**Problem statement**: Please return nothing but the lines between the line holding "Write a LaTeX" and the line holding "(0,0) rectangle (1336,812);", both ends included, without the pictures.
──────── Exercise input
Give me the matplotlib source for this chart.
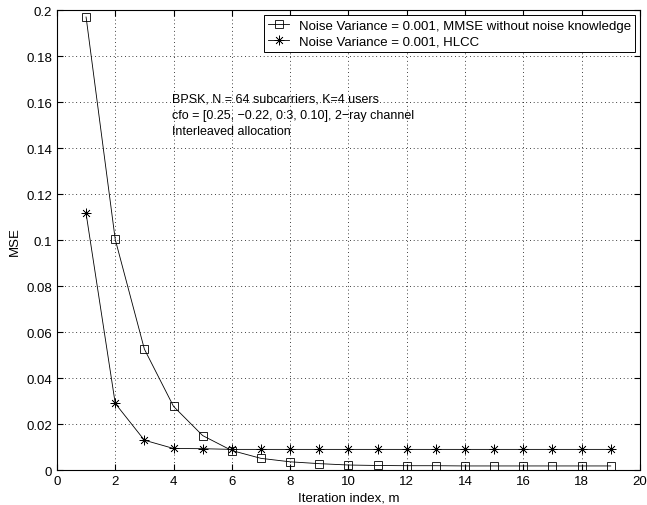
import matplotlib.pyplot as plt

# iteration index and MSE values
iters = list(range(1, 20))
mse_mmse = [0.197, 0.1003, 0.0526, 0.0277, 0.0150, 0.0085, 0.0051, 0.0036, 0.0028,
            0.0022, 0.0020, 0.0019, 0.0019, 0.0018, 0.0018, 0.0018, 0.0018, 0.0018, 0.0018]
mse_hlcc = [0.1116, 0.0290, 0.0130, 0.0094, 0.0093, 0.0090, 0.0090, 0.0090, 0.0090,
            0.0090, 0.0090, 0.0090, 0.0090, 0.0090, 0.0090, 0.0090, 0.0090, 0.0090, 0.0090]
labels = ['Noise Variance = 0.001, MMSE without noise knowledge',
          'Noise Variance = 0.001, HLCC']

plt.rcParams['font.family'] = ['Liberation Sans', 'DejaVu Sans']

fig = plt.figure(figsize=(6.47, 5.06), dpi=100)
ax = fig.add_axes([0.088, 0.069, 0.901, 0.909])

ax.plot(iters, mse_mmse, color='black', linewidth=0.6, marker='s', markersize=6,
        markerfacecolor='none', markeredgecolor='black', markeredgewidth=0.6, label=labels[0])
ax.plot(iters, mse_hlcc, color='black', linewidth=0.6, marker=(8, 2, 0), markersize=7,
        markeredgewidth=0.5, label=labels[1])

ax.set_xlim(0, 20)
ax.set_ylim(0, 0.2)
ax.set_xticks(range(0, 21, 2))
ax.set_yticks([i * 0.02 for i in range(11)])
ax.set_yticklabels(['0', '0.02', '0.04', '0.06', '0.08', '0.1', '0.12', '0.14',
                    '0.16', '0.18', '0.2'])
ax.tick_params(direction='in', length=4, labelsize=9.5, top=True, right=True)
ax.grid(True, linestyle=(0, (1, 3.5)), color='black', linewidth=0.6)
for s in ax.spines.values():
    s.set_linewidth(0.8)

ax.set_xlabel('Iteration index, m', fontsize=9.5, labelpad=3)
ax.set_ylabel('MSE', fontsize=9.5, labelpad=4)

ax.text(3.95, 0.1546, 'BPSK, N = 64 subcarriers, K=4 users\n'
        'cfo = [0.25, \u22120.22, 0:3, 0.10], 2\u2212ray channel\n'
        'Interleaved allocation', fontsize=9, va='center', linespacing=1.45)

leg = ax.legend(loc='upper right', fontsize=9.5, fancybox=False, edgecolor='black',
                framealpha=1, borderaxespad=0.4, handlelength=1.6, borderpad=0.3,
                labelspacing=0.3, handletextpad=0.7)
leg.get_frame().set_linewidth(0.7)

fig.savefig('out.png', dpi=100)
────────────────
──────── Exercise input
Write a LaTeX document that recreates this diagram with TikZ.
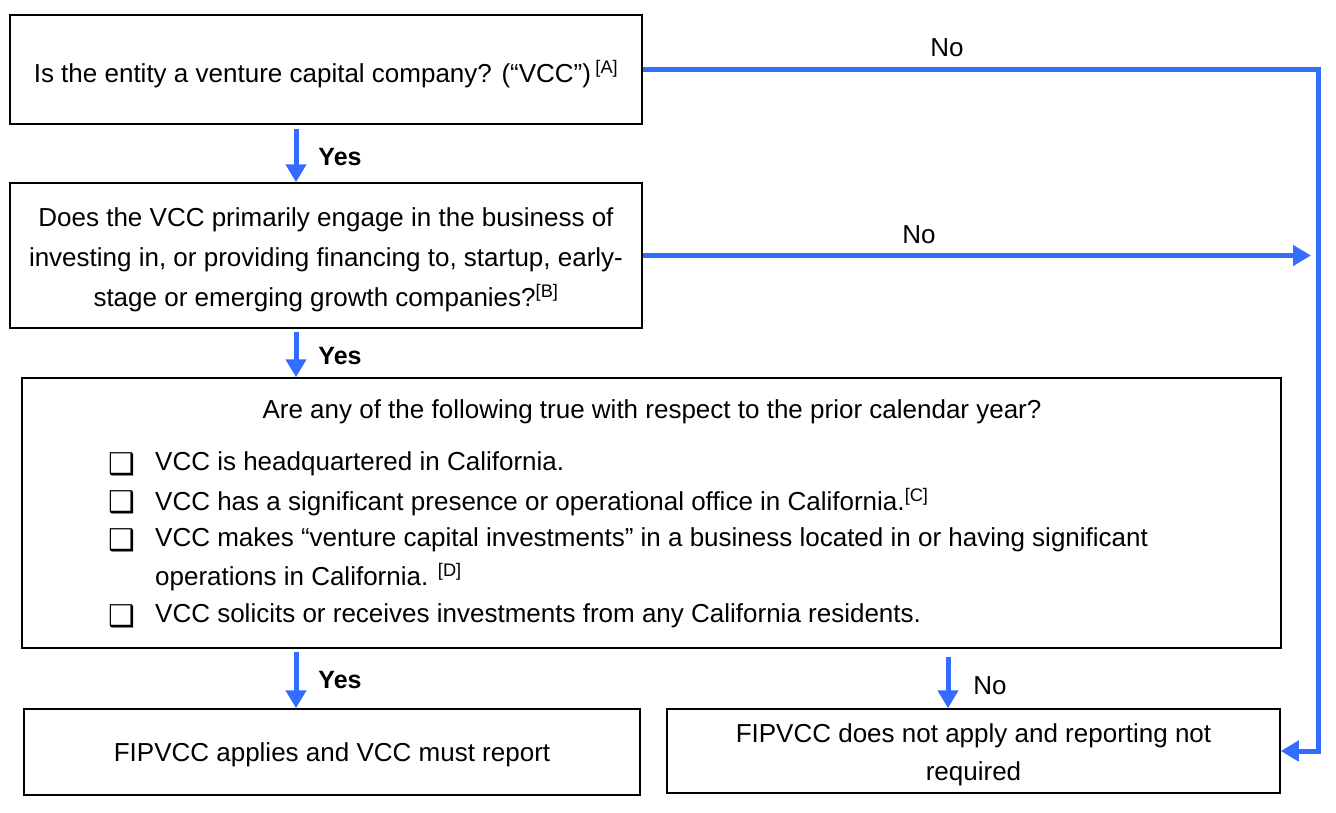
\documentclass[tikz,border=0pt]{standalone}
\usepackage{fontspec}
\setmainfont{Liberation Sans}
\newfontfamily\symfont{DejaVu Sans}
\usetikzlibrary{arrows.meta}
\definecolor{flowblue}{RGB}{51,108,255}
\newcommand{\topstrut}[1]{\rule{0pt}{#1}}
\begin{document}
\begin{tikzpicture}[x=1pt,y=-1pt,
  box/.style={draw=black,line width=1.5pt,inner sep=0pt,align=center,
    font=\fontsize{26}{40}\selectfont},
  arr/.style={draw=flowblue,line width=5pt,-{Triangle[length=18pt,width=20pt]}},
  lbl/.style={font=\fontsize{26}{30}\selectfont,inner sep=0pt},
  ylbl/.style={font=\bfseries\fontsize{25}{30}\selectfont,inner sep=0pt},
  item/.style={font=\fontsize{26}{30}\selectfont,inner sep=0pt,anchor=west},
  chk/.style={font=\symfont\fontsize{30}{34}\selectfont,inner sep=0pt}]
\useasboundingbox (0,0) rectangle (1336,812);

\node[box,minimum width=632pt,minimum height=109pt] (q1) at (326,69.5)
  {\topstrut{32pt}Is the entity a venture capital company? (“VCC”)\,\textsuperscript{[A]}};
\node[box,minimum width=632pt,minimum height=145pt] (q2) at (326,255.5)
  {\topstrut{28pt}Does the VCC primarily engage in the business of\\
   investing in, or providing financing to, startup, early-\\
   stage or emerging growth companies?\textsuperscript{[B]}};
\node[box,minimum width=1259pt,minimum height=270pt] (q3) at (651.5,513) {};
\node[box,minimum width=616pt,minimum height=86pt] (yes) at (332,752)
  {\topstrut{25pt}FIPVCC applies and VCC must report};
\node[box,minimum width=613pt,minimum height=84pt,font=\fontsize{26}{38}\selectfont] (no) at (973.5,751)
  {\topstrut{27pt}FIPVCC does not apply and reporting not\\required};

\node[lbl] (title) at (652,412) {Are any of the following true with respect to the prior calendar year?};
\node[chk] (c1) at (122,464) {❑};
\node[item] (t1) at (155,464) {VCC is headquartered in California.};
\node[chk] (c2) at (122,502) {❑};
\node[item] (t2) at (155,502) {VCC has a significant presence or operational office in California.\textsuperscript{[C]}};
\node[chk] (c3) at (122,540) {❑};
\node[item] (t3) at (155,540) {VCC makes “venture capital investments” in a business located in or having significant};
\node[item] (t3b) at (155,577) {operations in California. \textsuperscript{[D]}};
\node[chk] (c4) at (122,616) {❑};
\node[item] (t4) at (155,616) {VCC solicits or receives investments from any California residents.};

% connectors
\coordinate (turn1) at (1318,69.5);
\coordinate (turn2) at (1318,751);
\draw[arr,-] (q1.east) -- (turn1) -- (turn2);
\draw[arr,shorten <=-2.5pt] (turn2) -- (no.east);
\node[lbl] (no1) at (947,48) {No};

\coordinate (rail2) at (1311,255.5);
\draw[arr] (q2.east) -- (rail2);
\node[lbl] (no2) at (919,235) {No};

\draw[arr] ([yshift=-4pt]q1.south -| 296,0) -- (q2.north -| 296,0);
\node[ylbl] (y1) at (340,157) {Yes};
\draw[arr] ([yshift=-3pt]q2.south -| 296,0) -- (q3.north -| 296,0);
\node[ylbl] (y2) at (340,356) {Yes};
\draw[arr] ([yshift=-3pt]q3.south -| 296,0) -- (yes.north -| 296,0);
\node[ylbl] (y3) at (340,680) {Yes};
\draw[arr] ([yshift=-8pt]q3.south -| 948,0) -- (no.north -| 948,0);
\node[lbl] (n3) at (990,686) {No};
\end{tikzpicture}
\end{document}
────────────────
**Answer to this exercise**:
Write a LaTeX document that recreates this diagram with TikZ.
\documentclass[tikz,border=0pt]{standalone}
\usepackage{fontspec}
\setmainfont{Liberation Sans}
\newfontfamily\symfont{DejaVu Sans}
\usetikzlibrary{arrows.meta}
\definecolor{flowblue}{RGB}{51,108,255}
\newcommand{\topstrut}[1]{\rule{0pt}{#1}}
\begin{document}
\begin{tikzpicture}[x=1pt,y=-1pt,
  box/.style={draw=black,line width=1.5pt,inner sep=0pt,align=center,
    font=\fontsize{26}{40}\selectfont},
  arr/.style={draw=flowblue,line width=5pt,-{Triangle[length=18pt,width=20pt]}},
  lbl/.style={font=\fontsize{26}{30}\selectfont,inner sep=0pt},
  ylbl/.style={font=\bfseries\fontsize{25}{30}\selectfont,inner sep=0pt},
  item/.style={font=\fontsize{26}{30}\selectfont,inner sep=0pt,anchor=west},
  chk/.style={font=\symfont\fontsize{30}{34}\selectfont,inner sep=0pt}]
\useasboundingbox (0,0) rectangle (1336,812);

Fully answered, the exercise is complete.